The man said nothing, but instead vomited onto the wall of the pub, before staggering into the night to leave my father unconscious. I pulled my arm around him and dragged him to his feet, ignoring the blood running down my face out of my nose. My head was spinning, I felt myself drifting in and out of focus. I held onto my father, despite tremendous back strain. I held onto my father, and dragged him through the streets. A voice inside my head was guiding me along the deserted streets, telling me where to turn, where to cross, until I came to a rest outside a very run-down looking shop. The sign was heavily worn, and spattered with blood and grime, but I could make out the lettering: "The Krankhafte Butcher". My stomach was filled with dread, many a tale of torture and murder have been told of the butcher of Krankhafte. Regardless, I was in no situation to go elsewhere, and there was some unnamed fate that had driven me here, so I took a deep breath, and knocked heavily upon the massive door.
3- The Impending Fate
The door opened, and I was faced with a giant of a man. Fists the size of boulders, and as tough as them too, this cleaver-wielding giant was the pinnacle of the evolution of man. He must have seen the body in my arms as an offering, as he greedily snatched my father out of my arms with little effort, and sunk back into the dank building that was his meat shop, indicating me to follow. Stunned into silence, I followed, anxious to discover the fate of my father.
As a child, I had heard stories of this meat shop, blood running down the walls, corpses lying on tables with their insides removed, and their hollow shells stitched back together with clumsy needlework. In reality, the only blood in the room was that which my father and I had brought in, and there were no corpses, no tables... nothing. Walls, ceiling, floor. Maybe his killing floor is hidden away, my mind was starting to feel regret for leading me here. Nothing made sense. We came to the end of the room, and followed some stairs down to the basement. It was almost pitch black, and I carefully navigated my way down step after step. There came a point where I expected to find the flat, cool surface of the basement floor, but the stairs kept going down and down. The stone steps were venting cool air into the narrow stairway, evaporating the sweat beads as they rolled down my cheek. My muscles tensed up and my concentration towards descending the stairs doubled. I had the feeling that if I lost my footing, I would plummet through the darkness to my eternal death...

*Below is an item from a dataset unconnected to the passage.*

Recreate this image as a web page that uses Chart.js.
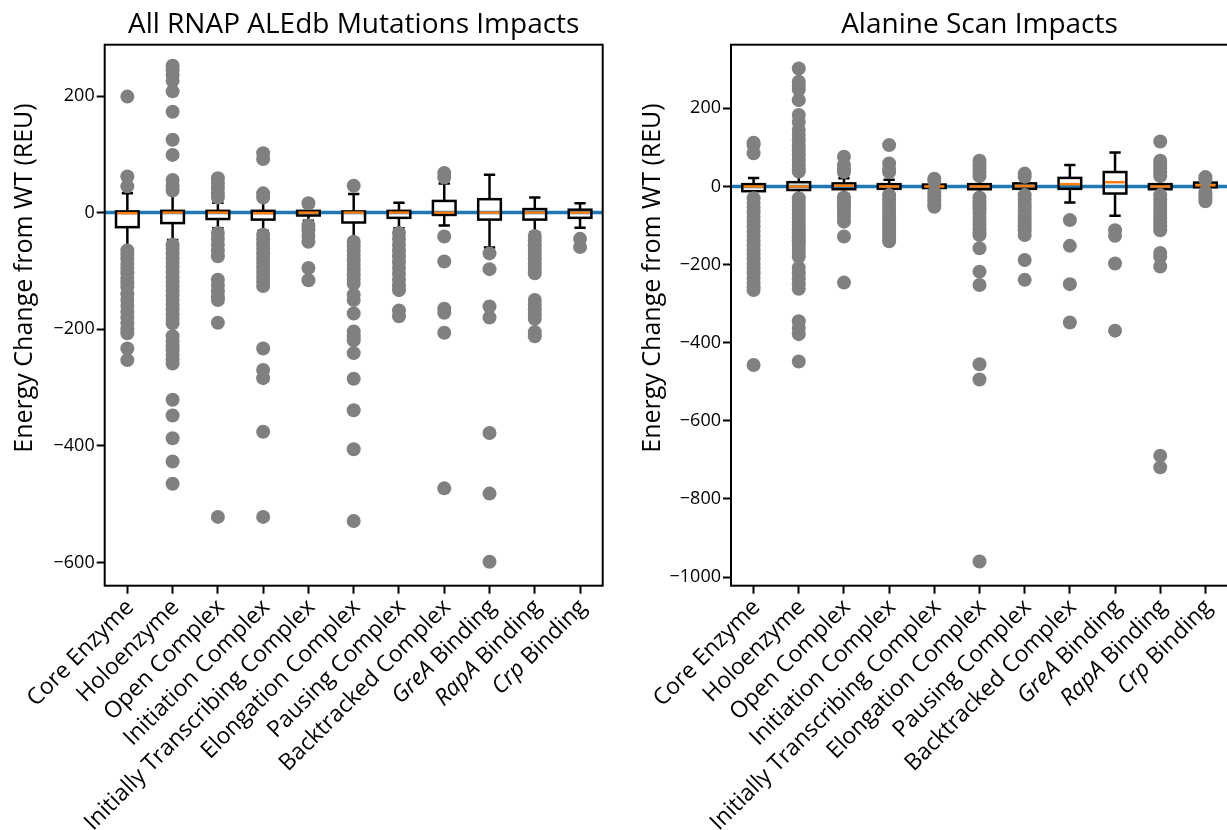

We kept going down and down, we were deep under the village by this time, and I noticed that the sound of my footsteps suddenly became more dense and less echoed. My next step sent an unexpected shiver through my body, as my foot fell ankle deep in ice cold water. The figure ahead of me kept going down, so I clenched my teeth and kept right on behind him, even though a few more steps would have completely submerged me in water. However, we had at last come to the bottom of the stairs. I saw the silhouette of the giant in front of me grab a torch from its bracket on the wall and light it. The shocking reds and oranges of the flickering torchlight stunned my eyes and I was temporarily blinded.